↓

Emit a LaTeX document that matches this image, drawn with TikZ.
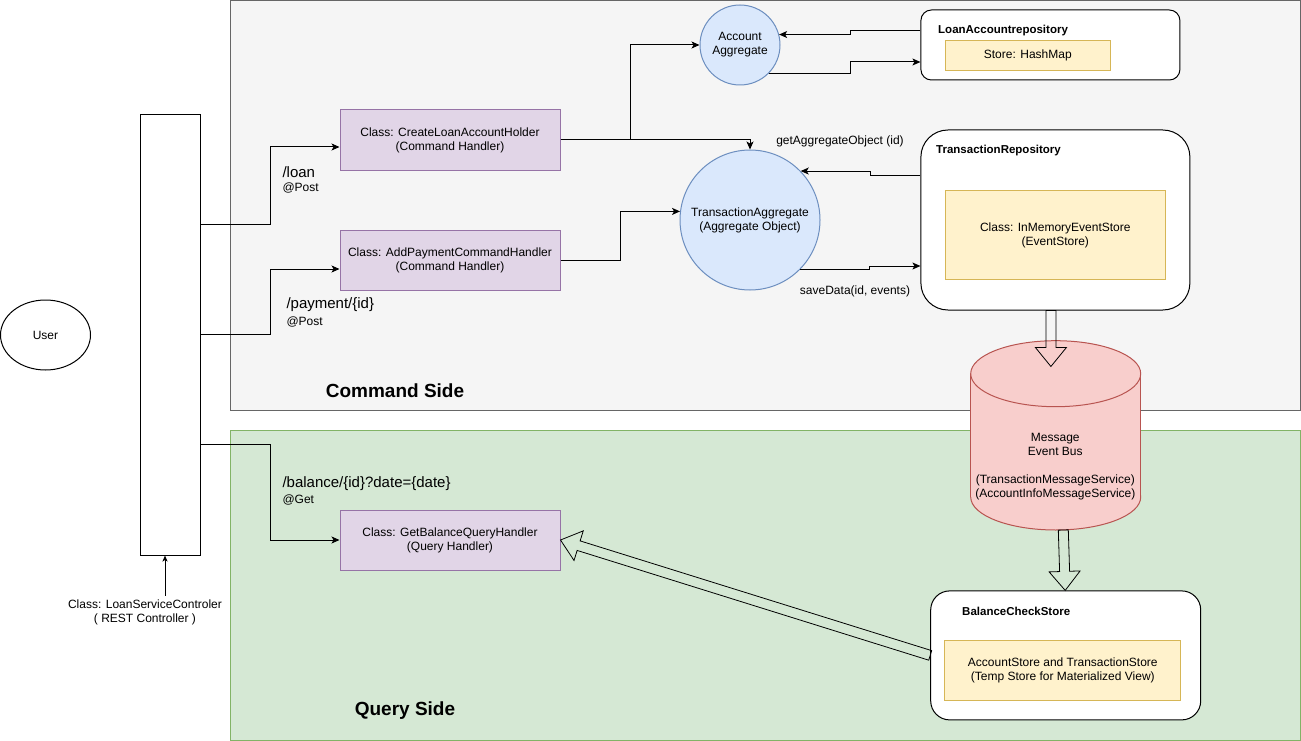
\documentclass[tikz,border=0pt]{standalone}
\usepackage{fontspec}
\setmainfont{Liberation Sans}
\usetikzlibrary{calc, arrows.meta, positioning, shapes.geometric}
\definecolor{cmdfill}{HTML}{F5F5F5}
\definecolor{cmdline}{HTML}{666666}
\definecolor{qryfill}{HTML}{D5E8D4}
\definecolor{qryline}{HTML}{82B366}
\definecolor{hdlfill}{HTML}{E1D5E7}
\definecolor{hdlline}{HTML}{9673A6}
\definecolor{aggfill}{HTML}{DAE8FC}
\definecolor{aggline}{HTML}{6C8EBF}
\definecolor{storefill}{HTML}{FFF2CC}
\definecolor{storeline}{HTML}{D6B656}
\definecolor{busfill}{HTML}{F8CECC}
\definecolor{busline}{HTML}{B85450}
\tikzset{
  >={Stealth[length=8pt,width=7pt,inset=2pt]},
  panel/.style = {line width=1pt},
  cmdpanel/.style = {panel, draw=cmdline, fill=cmdfill},
  qrypanel/.style = {panel, draw=qryline, fill=qryfill},
  sidetitle/.style = {font=\fontsize{19}{22}\selectfont\bfseries},
  handler/.style = {rectangle, draw=hdlline, fill=hdlfill, line width=1pt,
                    minimum width=220pt, minimum height=60pt, align=center},
  aggregate/.style = {circle, draw=aggline, fill=aggfill, line width=1pt,
                      align=center, inner sep=0pt},
  repobox/.style = {rectangle, draw=black, fill=white, line width=1pt},
  repotitle/.style = {anchor=west, inner sep=0pt,
                      font=\fontsize{11.5}{14}\selectfont\bfseries},
  storebox/.style = {rectangle, draw=storeline, fill=storefill, line width=1pt,
                     align=center},
  route/.style = {anchor=base west, inner sep=0pt, font=\fontsize{15}{18}\selectfont},
  httpverb/.style = {anchor=base west, inner sep=0pt},
  hollowedge/.style = {draw=black, line width=0.8pt},
  wire/.style = {->, line width=1pt},
}
\newcommand{\hollowarrow}[2]{%
  \coordinate (ha-s) at (#1);
  \coordinate (ha-e) at (#2);
  \coordinate (ha-h) at ($(ha-e)!19pt!(ha-s)$);
  \draw[hollowedge]
    ($(ha-s)!5pt!90:(ha-e)$) -- ($(ha-h)!5pt!-90:(ha-s)$) --
    ($(ha-h)!15.5pt!-90:(ha-s)$) -- (ha-e) --
    ($(ha-h)!15.5pt!90:(ha-s)$) -- ($(ha-h)!5pt!90:(ha-s)$) --
    ($(ha-s)!5pt!-90:(ha-e)$) -- cycle;
}

\begin{document}
\begin{tikzpicture}[x=1pt, y=-1pt, font=\fontsize{12}{14}\selectfont, line width=1pt]
  \useasboundingbox (0,0) rectangle (1301,741);

  % two sides
  \draw[cmdpanel] (230.5,0.5) rectangle (1300.5,410.5);
  \draw[qrypanel] (230.5,430.5) rectangle (1300.5,740.5);
  \node (cmdtitle) [sidetitle] at (395,391) {Command Side};
  \node (qrytitle) [sidetitle] at (405,711) {Query Side};

  % user and controller
  \node (user) [ellipse, draw, minimum width=90pt, minimum height=70pt] at (45.5,335) {User};
  \node (ctrl) [rectangle, draw, fill=white, minimum width=60pt, minimum height=440pt] at (170,335) {};
  \node (ctrlnote) [align=center] at (145,612) {Class: LoanServiceControler\\( REST Controller )};
  \coordinate (ctrlin) at ([xshift=-5pt]ctrl.south);
  \draw[wire, >={Stealth[length=6pt,width=5pt,inset=1.5pt]}] (ctrlin |- ctrlnote.north) -- (ctrlin);

  % handlers
  \node (create) [handler] at (450,140) {Class: CreateLoanAccountHolder\\(Command Handler)};
  \node (addpay) [handler, below=59pt of create] {Class: AddPaymentCommandHandler\\(Command Handler)};
  \node (getbal) [handler, below=219pt of addpay] {Class: GetBalanceQueryHandler\\(Query Handler)};

  \draw[wire] ([yshift=-110pt]ctrl.north east) -- ++(70,0) |- ([yshift=-7pt]create.west);
  \draw[wire] ([yshift=-220pt]ctrl.north east) -- ++(70,0) |- ([yshift=-9pt]addpay.west);
  \draw[wire] ([yshift=-330pt]ctrl.north east) -- ++(70,0) |- (getbal.west);

  \node (loanurl) [route] at (282,177) {/loan};
  \node (loanverb) [httpverb] at (282,191) {@Post};
  \node (payurl) [route] at (286,308.5) {/payment/\{id\}};
  \node (payverb) [httpverb] at (286,325) {@Post};
  \node (balurl) [route] at (282,487.5) {/balance/\{id\}?date=\{date\}};
  \node (balverb) [httpverb] at (282,503) {@Get};

  % aggregates
  \node (acctagg) [aggregate, minimum size=80pt] at (740,45) {Account\\Aggregate};
  \node (txagg) [aggregate, minimum size=140pt] at (750,220) {TransactionAggregate\\(Aggregate Object)};

  \draw[wire] (create.east) -- ++(70,0) |- (acctagg.west);
  \draw[wire] (create.east) -| (txagg.north);
  \draw[wire] (addpay.east) -- ++(60,0) |- (txagg.173);

  % repositories
  \node (loanrepo) [repobox, rounded corners=10.5pt, minimum width=259pt, minimum height=70pt] at (1050.4,45) {};
  \node (loantitle) [repotitle] at (937.7,31) {LoanAccountrepository};
  \node (hashmap) [storebox, minimum width=165pt, minimum height=30pt] at (1027.8,55.7) {Store: HashMap};

  \node (txrepo) [repobox, rounded corners=27pt, minimum width=269pt, minimum height=180pt] at (1055.4,220) {};
  \node (txtitle) [repotitle] at (935.7,151) {TransactionRepository};
  \node (memstore) [storebox, minimum width=220pt, minimum height=89pt] at (1055.3,235.4) {Class: InMemoryEventStore\\(EventStore)};

  \draw[wire] ([yshift=14pt]loanrepo.west) -- ++(-70,0) |- (acctagg.15);
  \draw[wire] (acctagg.-45) -- ++(82,0) |- ([yshift=-17pt]loanrepo.west);
  \draw[wire] ([yshift=45pt]txrepo.west) -- ++(-50,0) |- (txagg.44);
  \draw[wire] (txagg.-45) -- ++(70,0) |- ([yshift=-46pt]txrepo.west);
  \node (getlbl) at (840,141.5) {getAggregateObject (id)};
  \node (savelbl) at (855,291.5) {saveData(id, events)};

  % event bus
  \fill[busfill] (1055.7,497) ellipse [x radius=85, y radius=33];
  \draw[busline] (1055.7,497) ellipse [x radius=85, y radius=33];
  \fill[busfill] (970.7,373.7) rectangle (1140.7,497);
  \draw[busline] (970.7,373.7) -- (970.7,497) (1140.7,373.7) -- (1140.7,497);
  \draw[busline, fill=busfill] (1055.7,373.7) ellipse [x radius=85, y radius=33];
  \node (bus) [align=center] at (1055.3,466.5) {Message\\Event Bus\\[14pt](TransactionMessageService)\\(AccountInfoMessageService)};
  \coordinate (busbot) at (1063.3,530);

  % query store
  \node (balstore) [repobox, rounded corners=19pt, minimum width=270pt, minimum height=129pt] at (1065.7,655.4) {};
  \node (baltitle) [repotitle] at (961.7,611) {BalanceCheckStore};
  \node (matview) [storebox, minimum width=235.7pt, minimum height=59.3pt] at (1062.8,670.4) {AccountStore and TransactionStore\\(Temp Store for Materialized View)};

  \hollowarrow{$(txrepo.south)+(-4.5,0)$}{$(txrepo.south)+(-4.5,56)$}
  \hollowarrow{busbot}{[xshift=-0.5pt]balstore.north}
  \hollowarrow{balstore.west}{getbal.east}
\end{tikzpicture}
\end{document}
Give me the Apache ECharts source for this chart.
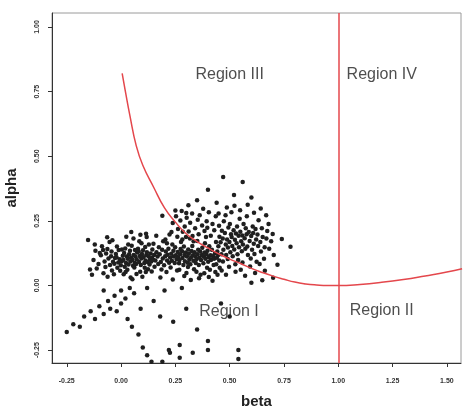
<!DOCTYPE html>
<html lang="en">

<head>
  <script src="https://cdn.jsdelivr.net/npm/echarts@6.0.0/dist/echarts.min.js"></script>
  <meta charset="UTF-8">
</head>

<body style="margin:0;background:#fff;">
  <div id="regionChart" style="width: 463px;height:407px;"></div>

  <script type="text/javascript">

    // tick positions on both axes
    var xTicks = [-0.25, 0, 0.25, 0.5, 0.75, 1, 1.25, 1.5];
    var yTicks = [-0.25, 0, 0.25, 0.5, 0.75, 1];

    // estimated (beta, alpha) pairs
    var points = [
      [-0.152,0.176],[-0.143,0.062],[-0.127,0.098],[-0.118,0.134],[-0.104,0.083],[-0.093,0.117],[-0.088,0.152],[-0.081,0.047],
      [-0.076,0.093],[-0.069,0.124],[-0.072,0.071],[-0.058,0.104],[-0.063,0.141],[-0.051,0.079],[-0.046,0.113],[-0.042,0.058],
      [-0.037,0.092],[-0.044,0.131],[-0.028,0.106],[-0.031,0.084],[-0.024,0.122],[-0.017,0.068],[-0.021,0.109],[-0.013,0.089],
      [-0.006,0.101],[-0.011,0.137],[-0.004,0.057],[0.003,0.094],[0.008,0.115],[-0.001,0.078],[0.014,0.126],[0.011,0.098],
      [0.017,0.072],[0.023,0.087],[0.027,0.112],[0.019,0.143],[0.034,0.081],[0.031,0.103],[0.037,0.121],[0.029,0.061],
      [0.043,0.093],[0.046,0.108],[0.041,0.134],[0.052,0.099],[0.055,0.076],[0.058,0.118],[0.049,0.154],[0.063,0.088],
      [0.066,0.112],[0.061,0.069],[0.072,0.101],[0.074,0.127],[0.078,0.142],[0.069,0.083],[0.083,0.091],[0.086,0.114],
      [0.081,0.131],[0.088,0.053],[0.093,0.104],[0.096,0.122],[0.091,0.079],[0.094,0.163],[0.103,0.109],[0.107,0.087],
      [0.101,0.136],[0.109,0.068],[0.113,0.097],[0.116,0.118],[0.111,0.149],[0.122,0.091],[0.126,0.113],[0.119,0.128],
      [0.124,0.063],[0.133,0.102],[0.136,0.124],[0.131,0.081],[0.142,0.107],[0.144,0.139],[0.139,0.093],[0.152,0.118],
      [0.148,0.099],[0.154,0.072],
      [-0.134,0.041],[-0.121,0.158],[-0.098,0.126],[-0.062,0.034],[-0.053,0.168],[-0.019,0.151],[0.004,0.139],[0.012,0.043],
      [0.033,0.158],[0.044,0.031],[0.064,0.137],[0.057,0.182],[0.021,0.052],[-0.083,0.137],[-0.112,0.066],[0.084,0.171],
      [0.098,0.034],[0.114,0.052],[0.052,0.024],[-0.033,0.043],[0.128,0.158],[0.118,0.187],[0.089,0.196],[0.071,0.044],
      [0.141,0.054],[0.149,0.161],[0.162,0.192],[0.024,0.188],[-0.064,0.186],[0.047,0.207],
      [0.19,0.27],[-0.04,0.175],[0.115,0.20],[0.25,0.29],[0.30,0.28],
      [0.158,0.097],[0.163,0.128],[0.171,0.083],[0.168,0.112],[0.174,0.148],[0.183,0.091],[0.178,0.121],[0.186,0.062],
      [0.192,0.104],[0.189,0.138],[0.194,0.171],[0.203,0.113],[0.198,0.078],[0.206,0.131],[0.212,0.097],[0.214,0.119],
      [0.209,0.052],[0.221,0.088],[0.218,0.142],[0.226,0.108],[0.231,0.123],[0.234,0.096],[0.228,0.069],[0.236,0.158],
      [0.243,0.112],[0.241,0.134],[0.247,0.087],[0.252,0.117],[0.256,0.101],[0.249,0.148],[0.258,0.058],[0.263,0.109],
      [0.261,0.129],[0.267,0.086],[0.272,0.121],[0.274,0.141],[0.269,0.098],[0.276,0.168],[0.283,0.106],[0.281,0.132],
      [0.287,0.079],[0.292,0.118],[0.294,0.094],[0.289,0.151],[0.303,0.112],[0.298,0.127],[0.306,0.088],[0.301,0.048],
      [0.312,0.123],[0.314,0.099],[0.309,0.139],[0.317,0.182],[0.322,0.108],[0.324,0.133],[0.319,0.082],[0.331,0.117],
      [0.333,0.096],[0.328,0.153],[0.342,0.112],[0.338,0.128],[0.344,0.087],[0.336,0.063],[0.352,0.121],[0.348,0.102],
      [0.355,0.138],[0.351,0.172],[0.361,0.107],[0.364,0.131],[0.358,0.079],[0.372,0.118],[0.368,0.098],[0.374,0.146],
      [0.366,0.041],[0.381,0.112],[0.384,0.127],[0.379,0.086],[0.386,0.163],[0.393,0.121],[0.388,0.103],[0.396,0.068],
      [0.403,0.109],[0.398,0.134],[0.406,0.152],[0.401,0.092],[0.412,0.117],[0.414,0.098],[0.409,0.061],[0.423,0.113],
      [0.418,0.138],[0.426,0.079],[0.432,0.124],[0.428,0.103],[0.434,0.052],[0.441,0.107],[0.443,0.131],[0.438,0.082],
      [0.452,0.097],[0.447,0.118],[0.454,0.068],
      [0.181,0.031],[0.204,0.178],[0.223,0.197],[0.238,0.023],[0.259,0.188],[0.284,0.208],[0.291,0.037],[0.321,0.021],
      [0.329,0.191],[0.359,0.028],[0.391,0.187],[0.404,0.033],[0.421,0.018],[0.444,0.041],[0.211,0.163],[0.268,0.061],
      [0.308,0.071],[0.347,0.053],[0.383,0.047],
      [0.238,0.242],[0.253,0.268],[0.262,0.218],[0.273,0.251],[0.279,0.288],[0.293,0.228],[0.302,0.262],[0.311,0.209],
      [0.318,0.243],[0.327,0.278],[0.341,0.221],[0.353,0.254],[0.357,0.198],[0.362,0.272],[0.373,0.232],[0.378,0.297],
      [0.384,0.211],[0.394,0.248],[0.397,0.223],[0.404,0.283],[0.413,0.192],[0.421,0.238],[0.429,0.214],[0.436,0.268],
      [0.299,0.187],[0.334,0.171],[0.232,0.207],[0.282,0.178],
      [0.448,0.152],[0.453,0.188],[0.451,0.231],[0.462,0.121],[0.458,0.167],[0.464,0.212],[0.471,0.138],[0.468,0.182],
      [0.473,0.248],[0.469,0.093],[0.482,0.158],[0.478,0.203],[0.484,0.118],[0.481,0.272],[0.492,0.147],[0.488,0.178],
      [0.494,0.224],[0.491,0.102],[0.503,0.128],[0.499,0.168],[0.506,0.198],[0.501,0.238],[0.512,0.153],[0.509,0.187],
      [0.514,0.113],[0.508,0.283],[0.521,0.139],[0.524,0.177],[0.518,0.214],[0.526,0.082],[0.532,0.163],[0.529,0.201],
      [0.534,0.228],[0.536,0.121],[0.543,0.148],[0.541,0.192],[0.546,0.258],[0.539,0.098],[0.553,0.171],[0.549,0.208],
      [0.556,0.132],[0.561,0.158],[0.558,0.193],[0.564,0.238],[0.559,0.089],[0.572,0.142],[0.569,0.183],[0.574,0.221],
      [0.581,0.151],[0.578,0.198],[0.584,0.118],[0.579,0.268],[0.592,0.172],[0.588,0.207],[0.594,0.073],[0.603,0.138],
      [0.599,0.191],[0.606,0.228],[0.611,0.161],[0.614,0.122],[0.608,0.203],[0.622,0.178],[0.619,0.218],[0.624,0.092],
      [0.631,0.153],[0.628,0.197],[0.633,0.252],[0.641,0.168],[0.644,0.131],[0.652,0.187],[0.648,0.221],[0.661,0.148],
      [0.658,0.103],[0.669,0.182],[0.673,0.211],[0.682,0.142],[0.679,0.238],[0.691,0.171],[0.698,0.199],[0.703,0.118],
      [0.437,0.168],[0.463,0.058],[0.483,0.041],[0.497,0.072],[0.527,0.053],[0.551,0.061],[0.571,0.038],[0.597,0.104],
      [0.617,0.048],[0.638,0.083],[0.662,0.057],[0.449,0.278],[0.487,0.302],[0.522,0.308],[0.548,0.291],[0.583,0.312],
      [0.612,0.281],[0.643,0.298],[0.668,0.272],
      [0.47,0.42],[0.56,0.40],[0.40,0.37],[0.52,0.35],[0.60,0.34],[0.35,0.33],[0.44,0.32],[0.31,0.31],
      [0.78,0.15],[0.72,0.08],[0.74,0.18],[0.70,0.03],[0.65,0.02],[0.60,0.01],
      [-0.25,-0.18],[-0.22,-0.15],[-0.19,-0.16],[-0.17,-0.12],[-0.14,-0.10],[-0.12,-0.13],[-0.10,-0.08],
      [-0.08,-0.11],[-0.06,-0.06],[-0.05,-0.09],[-0.03,-0.04],[-0.02,-0.10],[0.00,-0.02],[0.00,-0.07],
      [0.02,-0.05],[0.03,-0.13],[0.05,-0.16],[0.06,-0.03],[0.08,-0.19],[0.10,-0.24],[0.12,-0.27],
      [0.14,-0.295],[0.19,-0.295],[0.22,-0.25],[0.225,-0.26],[0.27,-0.23],[0.27,-0.28],[0.33,-0.26],
      [0.40,-0.215],[0.40,-0.25],[0.54,-0.25],[0.54,-0.285],[0.15,-0.06],[0.24,-0.14],[0.30,-0.09],
      [0.35,-0.17],[0.46,-0.07],[0.12,-0.01],[0.20,-0.02],[0.09,-0.09],[-0.08,-0.02],[0.04,-0.01],
      [0.28,-0.01],[0.50,-0.12],[0.18,-0.12]
    ];

    // red boundary curve
    var curve = [
      [0.005,0.82],[0.02,0.75],[0.04,0.66],[0.07,0.54],[0.10,0.465],[0.15,0.38],[0.20,0.30],[0.25,0.245],
      [0.30,0.20],[0.35,0.17],[0.40,0.145],[0.45,0.122],[0.50,0.102],[0.55,0.085],[0.60,0.066],
      [0.65,0.05],[0.70,0.036],[0.75,0.024],[0.80,0.013],[0.85,0.006],[0.90,0.002],[0.95,0.0],[1.00,0.0],
      [1.10,0.004],[1.20,0.012],[1.30,0.023],[1.40,0.037],[1.50,0.052],[1.57,0.065]
    ];

    var regionNames = ['Region III', 'Region IV', 'Region I', 'Region II'];
    var regionPos = [[0.50, 0.814], [1.20, 0.814], [0.497, -0.103], [1.20, -0.099]];

    var xRange = [-0.318, 1.565];
    var yRange = [-0.300, 1.054];

    var red = '#e4474c';

    function createRegionChart() {
      const chart = echarts.init(document.getElementById('regionChart'));

      const tickLabel = {
        fontSize: 7,
        fontWeight: 'bold',
        color: '#333',
        fontFamily: 'Liberation Sans, Arial, sans-serif',
        formatter: v => Number(v).toFixed(2)
      };

      let option = {
        animation: false,
        backgroundColor: '#fff',
        grid: {
          left: 52, top: 13, right: 2, bottom: 44,
          outerBoundsMode: 'none',
          containLabel: false,
          show: true,
          borderColor: '#9a9a9a',
          borderWidth: 1
        },
        xAxis: {
          type: 'value',
          min: xRange[0],
          max: xRange[1],
          name: 'beta',
          nameLocation: 'middle',
          nameGap: 31,
          nameTextStyle: { fontSize: 15, fontWeight: 'bold', color: '#222', fontFamily: 'Liberation Sans, Arial, sans-serif' },
          splitLine: { show: false },
          axisLine: { show: true, onZero: false, lineStyle: { color: '#333', width: 1 } },
          axisTick: { show: true, length: 4, customValues: xTicks, lineStyle: { color: '#333' } },
          axisLabel: Object.assign({ customValues: xTicks, margin: 15 }, tickLabel)
        },
        yAxis: {
          type: 'value',
          min: yRange[0],
          max: yRange[1],
          name: 'alpha',
          nameLocation: 'middle',
          nameGap: 33,
          nameTextStyle: { fontSize: 15, fontWeight: 'bold', color: '#222', fontFamily: 'Liberation Sans, Arial, sans-serif' },
          splitLine: { show: false },
          axisLine: { show: true, onZero: false, lineStyle: { color: '#333', width: 1 } },
          axisTick: { show: true, length: 4, customValues: yTicks, lineStyle: { color: '#333' } },
          axisLabel: Object.assign({ customValues: yTicks, margin: 11, rotate: 90 }, tickLabel)
        },
        series: [
          {
            name: 'points',
            type: 'scatter',
            data: points,
            symbolSize: 4.5,
            itemStyle: { color: '#1f1f1f', opacity: 1 },
            z: 2
          },
          {
            name: 'boundary',
            type: 'line',
            data: curve,
            smooth: true,
            showSymbol: false,
            lineStyle: { color: red, width: 1.5 },
            z: 3,
            markLine: {
              silent: true,
              symbol: 'none',
              label: { show: false },
              lineStyle: { color: red, width: 1.5, type: 'solid' },
              data: [{ xAxis: 1 }]
            }
          },
          {
            name: 'regions',
            type: 'scatter',
            symbolSize: 0,
            data: regionNames.map((n, i) => ({ name: n, value: regionPos[i] })),
            label: {
              show: true,
              position: 'inside',
              formatter: '{b}',
              fontSize: 16,
              color: '#222',
              fontFamily: 'Liberation Sans, Arial, sans-serif'
            },
            z: 4
          }
        ]
      };

      chart.setOption(option);
    }
    createRegionChart();
  </script>
</body>

</html>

↑

Instructions for the task
Skip every picture. Repeat the lines from the one with "Give me the" through the one with "var yTicks = [-0.25, 0, 0.25, 0.5, 0.75, 1];", both ends included.

Complete response
Give me the Apache ECharts source for this chart.
<!DOCTYPE html>
<html lang="en">

<head>
  <script src="https://cdn.jsdelivr.net/npm/echarts@6.0.0/dist/echarts.min.js"></script>
  <meta charset="UTF-8">
</head>

<body style="margin:0;background:#fff;">
  <div id="regionChart" style="width: 463px;height:407px;"></div>

  <script type="text/javascript">

    // tick positions on both axes
    var xTicks = [-0.25, 0, 0.25, 0.5, 0.75, 1, 1.25, 1.5];
    var yTicks = [-0.25, 0, 0.25, 0.5, 0.75, 1];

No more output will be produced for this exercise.